Tools like Magic Wormhole and Send Anywhere successfully demonstrate the value of using a blind server relay coupled with end-to-end encryption (e.g., PAKE/SPAKE2). However, these systems rely on manual human input, such as entering a short code or key phrase, to complete the cryptographic rendezvous.
Applications such as LocalSend and Snapdrop provide excellent P2P sharing experiences but are brittle under modern network topologies. These systems are optimized for nearby/local-network conditions and may fail under AP isolation, local-network restrictions, VPN-related interference, or cross-network scenarios where devices are not on the same reachable LAN.
Architectural Distinction
In contrast, Acoustic Cryptographic Binding uses audio exclusively as an out-of-band carrier for decryption material, while the encrypted payload itself is transported through an IP-based relay. This separation is intended for nearby devices that are physically co-located but not necessarily connected through the same local network.

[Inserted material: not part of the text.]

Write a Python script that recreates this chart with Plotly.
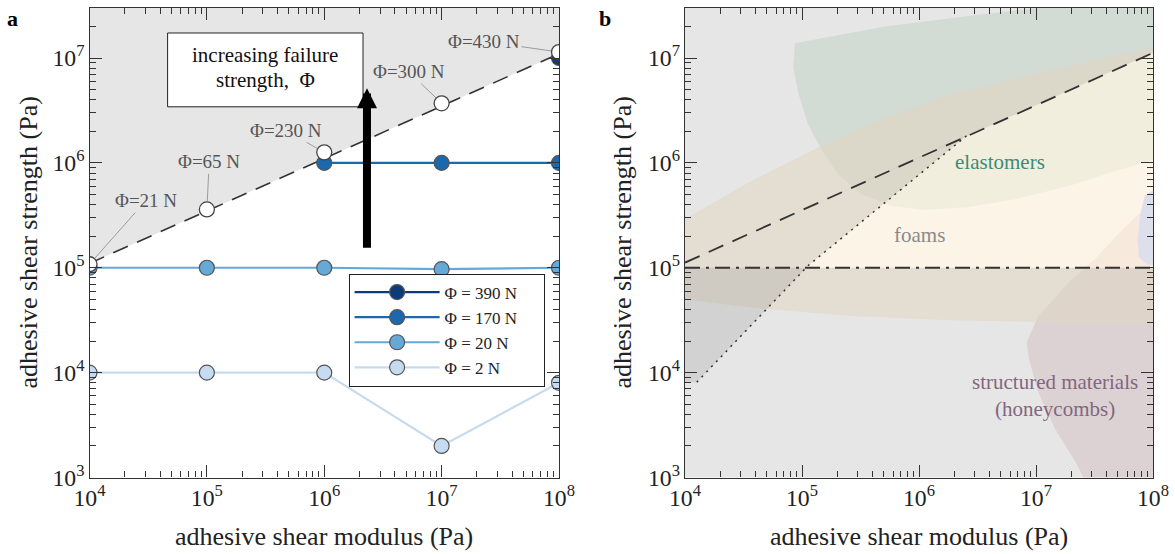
import math
import plotly.graph_objects as go

# ---------------- Panel a data ----------------
G = [1e4, 1e5, 1e6, 1e7, 1e8]
tau_phi2 = [1e4, 1e4, 1e4, 2e3, 8e3]
tau_phi20 = [1e5, 1e5, 1e5, 0.97e5, 1e5]
G_phi170 = [1e6, 1e7, 1e8]
tau_phi170 = [1e6, 1e6, 1e6]
G_phi390 = [1e8]
tau_phi390 = [1e7]
series_names = ["Φ = 390 N", "Φ = 170 N", "Φ = 20 N", "Φ = 2 N"]

fail_G = [1e4, 1e5, 1e6, 1e7, 1e8]
fail_tau = [1.08e5, 3.6e5, 1.26e6, 3.7e6, 1.14e7]
fail_labels = ["Φ=21 N", "Φ=65 N", "Φ=230 N", "Φ=300 N", "Φ=430 N"]

limit_G = [1e4, 1e8]
limit_tau = [1.1e5, 1.1e7]

# ---------------- Panel b data ----------------
b_limit_G = [1e4, 1e8]
b_limit_tau = [1.12e5, 1.12e7]
dotted_G = [1.26e4, 1.13e5, 2.56e6]
dotted_tau = [8.1e3, 1.05e5, 1.82e6]
dashdot_G = [1e4, 1e8]
dashdot_tau = [1e5, 1e5]

# material property regions (log10 G, log10 tau)
foam_logG = [4.0, 4.57, 5.14, 5.71, 6.28, 6.85, 7.42, 8.05, 8.05, 7.13, 6.28, 5.42, 4.57, 4.0]
foam_logT = [5.465, 5.83, 6.15, 6.43, 6.66, 6.81, 6.96, 7.11, 4.46, 4.48, 4.50, 4.54, 4.62, 4.70]
elast_logG = [4.94, 5.71, 6.56, 7.2, 8.05, 8.05, 7.70, 7.28, 6.85, 6.42, 6.05, 5.77, 5.51, 5.31, 5.17, 5.05, 4.97, 4.926]
elast_logT = [7.14, 7.30, 7.42, 7.50, 7.55, 6.04, 5.93, 5.78, 5.66, 5.58, 5.55, 5.59, 5.70, 5.89, 6.12, 6.37, 6.66, 6.91]
struct_logG = [8.05, 7.875, 7.70, 7.52, 7.28, 7.02, 6.92, 6.94, 7.02, 7.165, 7.34, 7.45, 8.05]
struct_logT = [5.61, 5.51, 5.32, 5.10, 4.86, 4.54, 4.29, 4.13, 3.81, 3.46, 3.145, 2.9, 2.9]
other_logG = [8.05, 7.93, 7.89, 7.87, 7.88, 7.95, 8.05]
other_logT = [5.77, 5.69, 5.51, 5.26, 5.10, 5.03, 5.02]

TOP = 1e8
BOTTOM = 5e2

SERIF = "Liberation Serif"
AX = "#333333"
SHADE = "rgba(128,128,128,0.2)"
NB = "\u00a0" * 5

fig = go.Figure()

# ---------- panel a ----------
fig.add_trace(go.Scatter(
    x=[limit_G[0], limit_G[1], limit_G[1], limit_G[0]],
    y=[limit_tau[0], limit_tau[1], TOP, TOP],
    fill="toself", fillcolor=SHADE, line=dict(width=0), mode="lines",
    hoverinfo="skip", showlegend=False, xaxis="x", yaxis="y"))

fig.add_trace(go.Scatter(
    x=limit_G, y=limit_tau, mode="lines",
    line=dict(color="#333333", width=1.6, dash="16px,10px"),
    showlegend=False, xaxis="x", yaxis="y"))

mk_line = dict(color="#555555", width=1.2)
series = [
    (G_phi390, tau_phi390, "#0c3b7a"),
    (G_phi170, tau_phi170, "#1c68ac"),
    (G, tau_phi20, "#66a8d6"),
    (G, tau_phi2, "#c6dbef"),
]
for (xs, ys, col), name in zip(series, series_names):
    fig.add_trace(go.Scatter(
        x=xs, y=ys, mode="lines+markers", name=name + NB,
        line=dict(color=col, width=2.2),
        marker=dict(size=15, color=col, line=mk_line),
        xaxis="x", yaxis="y"))

fig.add_trace(go.Scatter(
    x=fail_G, y=fail_tau, mode="markers",
    marker=dict(size=15, color="white", line=dict(color="#444444", width=1.3)),
    showlegend=False, xaxis="x", yaxis="y"))

# ---------- panel b ----------
def poly(lx, ly, color):
    fig.add_trace(go.Scatter(
        x=[10 ** v for v in lx], y=[10 ** v for v in ly],
        fill="toself", fillcolor=color, line=dict(width=0), mode="lines",
        hoverinfo="skip", showlegend=False, xaxis="x2", yaxis="y2"))

poly(elast_logG, elast_logT, "rgb(232,242,234)")
poly(struct_logG, struct_logT, "rgb(243,230,233)")
poly(foam_logG, foam_logT, "rgba(249,235,209,0.55)")
poly(other_logG, other_logT, "rgb(222,223,236)")

# gray overlays outside the feasible window
fig.add_trace(go.Scatter(
    x=[b_limit_G[0], b_limit_G[1], b_limit_G[1], b_limit_G[0]],
    y=[b_limit_tau[0], b_limit_tau[1], TOP, TOP],
    fill="toself", fillcolor=SHADE, line=dict(width=0), mode="lines",
    hoverinfo="skip", showlegend=False, xaxis="x2", yaxis="y2"))
fig.add_trace(go.Scatter(
    x=[dashdot_G[0], dashdot_G[1], dashdot_G[1], dashdot_G[0]],
    y=[dashdot_tau[0], dashdot_tau[1], BOTTOM, BOTTOM],
    fill="toself", fillcolor=SHADE, line=dict(width=0), mode="lines",
    hoverinfo="skip", showlegend=False, xaxis="x2", yaxis="y2"))
fig.add_trace(go.Scatter(
    x=[b_limit_G[0]] + dotted_G + [b_limit_G[0]],
    y=[dotted_tau[0]] + dotted_tau + [b_limit_tau[0]],
    fill="toself", fillcolor=SHADE, line=dict(width=0), mode="lines",
    hoverinfo="skip", showlegend=False, xaxis="x2", yaxis="y2"))

fig.add_trace(go.Scatter(
    x=b_limit_G, y=b_limit_tau, mode="lines",
    line=dict(color="#333333", width=1.8, dash="16px,10px"),
    showlegend=False, xaxis="x2", yaxis="y2"))
fig.add_trace(go.Scatter(
    x=dashdot_G, y=dashdot_tau, mode="lines",
    line=dict(color="#333333", width=1.8, dash="15px,6px,3px,6px"),
    showlegend=False, xaxis="x2", yaxis="y2"))
fig.add_trace(go.Scatter(
    x=dotted_G, y=dotted_tau, mode="lines",
    line=dict(color="#333333", width=1.5, dash="2px,5px"),
    showlegend=False, xaxis="x2", yaxis="y2"))

# ---------- axes ----------
def axis(domain, rng, anchor):
    return dict(
        type="log", range=rng, domain=domain, anchor=anchor,
        dtick=1, exponentformat="power", showexponent="all",
        showgrid=False, zeroline=False, automargin=False,
        showline=True, linecolor=AX, linewidth=1.3, mirror="allticks",
        ticks="inside", ticklen=12, tickwidth=1.2, tickcolor=AX,
        minor=dict(ticks="inside", ticklen=6, tickwidth=1, tickcolor=AX, dtick="D1", showgrid=False),
        tickfont=dict(family=SERIF, size=19, color="#222222"),
    )

YDOM = [1 - 477.5 / 554, 1 - 8 / 554]
fig.update_layout(
    width=1175, height=554,
    margin=dict(l=0, r=0, t=0, b=0, autoexpand=False),
    paper_bgcolor="white", plot_bgcolor="white",
    font=dict(family=SERIF, color="#222222"),
    xaxis=axis([89.5 / 1175, 559 / 1175], [4, 8], "y"),
    yaxis=axis(YDOM, [3, 7.477], "x"),
    xaxis2=axis([685 / 1175, 1153 / 1175], [4, 8], "y2"),
    yaxis2=axis(YDOM, [3, 7.477], "x2"),
    legend=dict(
        x=348.6 / 1175, y=1 - 273.5 / 554, xanchor="left", yanchor="top",
        bgcolor="white", bordercolor="#222222", borderwidth=1,
        font=dict(family=SERIF, size=17, color="#222222"),
        itemwidth=85, tracegroupgap=0,
    ),
    shapes=[dict(type="rect", xref="paper", yref="paper",
                 x0=167.6 / 1175, x1=363 / 1175, y0=1 - 106.8 / 554, y1=1 - 33 / 554,
                 fillcolor="white", line=dict(color="#222222", width=1), layer="above")],
)

ann = []
# axis titles
for xc in (324 / 1175, 919 / 1175):
    ann.append(dict(text="adhesive shear modulus (Pa)", xref="paper", yref="paper",
                    x=xc, y=1 - 536 / 554, xanchor="center", yanchor="middle", showarrow=False,
                    font=dict(family=SERIF, size=26, color="#222222")))
for xc in (28 / 1175, 622 / 1175):
    ann.append(dict(text="adhesive shear strength (Pa)", xref="paper", yref="paper",
                    x=xc, y=1 - 242.5 / 554, xanchor="center", yanchor="middle",
                    showarrow=False, textangle=-90,
                    font=dict(family=SERIF, size=26, color="#222222")))
# panel letters
ann.append(dict(text="<b>a</b>", xref="paper", yref="paper", x=12 / 1175, y=1 - 18 / 554,
                xanchor="center", yanchor="middle",
                showarrow=False, font=dict(family=SERIF, size=22, color="black")))
ann.append(dict(text="<b>b</b>", xref="paper", yref="paper", x=605 / 1175, y=1 - 18 / 554,
                xanchor="center", yanchor="middle",
                showarrow=False, font=dict(family=SERIF, size=22, color="black")))

# failure labels with leader lines (label positions in log coords)
label_pos = [(4.48, 5.64), (5.02, 6.01), (5.67, 6.31), (6.72, 6.87), (7.36, 7.16)]
for gx, ty, lab, (lx, ly) in zip(fail_G, fail_tau, fail_labels, label_pos):
    ann.append(dict(text=lab, xref="x", yref="y", x=math.log10(gx), y=math.log10(ty),
                    axref="x", ayref="y", ax=lx, ay=ly, showarrow=True, arrowhead=0,
                    arrowwidth=0.8, arrowcolor="#888888", standoff=8,
                    font=dict(family=SERIF, size=19, color="#555555")))

# text in box (two lines) and arrow
ann.append(dict(text="increasing failure", xref="paper", yref="paper",
                x=265.3 / 1175, y=1 - 55.3 / 554, xanchor="center", yanchor="middle",
                showarrow=False, font=dict(family=SERIF, size=21, color="#111111")))
ann.append(dict(text="strength,  Φ", xref="paper", yref="paper",
                x=265.3 / 1175, y=1 - 80.4 / 554, xanchor="center", yanchor="middle",
                showarrow=False, font=dict(family=SERIF, size=21, color="#111111")))
ann.append(dict(text="", xref="x", yref="y", x=6.364, y=6.712, axref="x", ayref="y",
                ax=6.364, ay=5.177, showarrow=True, arrowhead=2, arrowsize=0.5,
                arrowwidth=8, arrowcolor="black"))

# panel b region labels
ann.append(dict(text="elastomers", xref="x2", yref="y2", x=6.69, y=6.005, showarrow=False,
                font=dict(family=SERIF, size=21, color="#3d8a76")))
ann.append(dict(text="foams", xref="x2", yref="y2", x=6.0, y=5.31, showarrow=False,
                font=dict(family=SERIF, size=21, color="#8a8a8a")))
ann.append(dict(text="structured materials<br>(honeycombs)", xref="x2", yref="y2",
                x=7.16, y=3.785, showarrow=False,
                font=dict(family=SERIF, size=21, color="#84657f")))

fig.update_layout(annotations=ann)

fig.write_html("out.html", config={"displayModeBar": False},
               post_script="document.body.style.margin='0';document.body.style.overflow='hidden';")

By separating encrypted payload transport from cryptographic key delivery and utilizing sound as an automated out-of-band channel, the system enables secure, cross-platform proximity transfers without shared networks, accounts, or manual authentication codes. The architecture preserves the zero-knowledge property of encrypted relay systems while maintaining the simplicity expected from proximity-based sharing tools.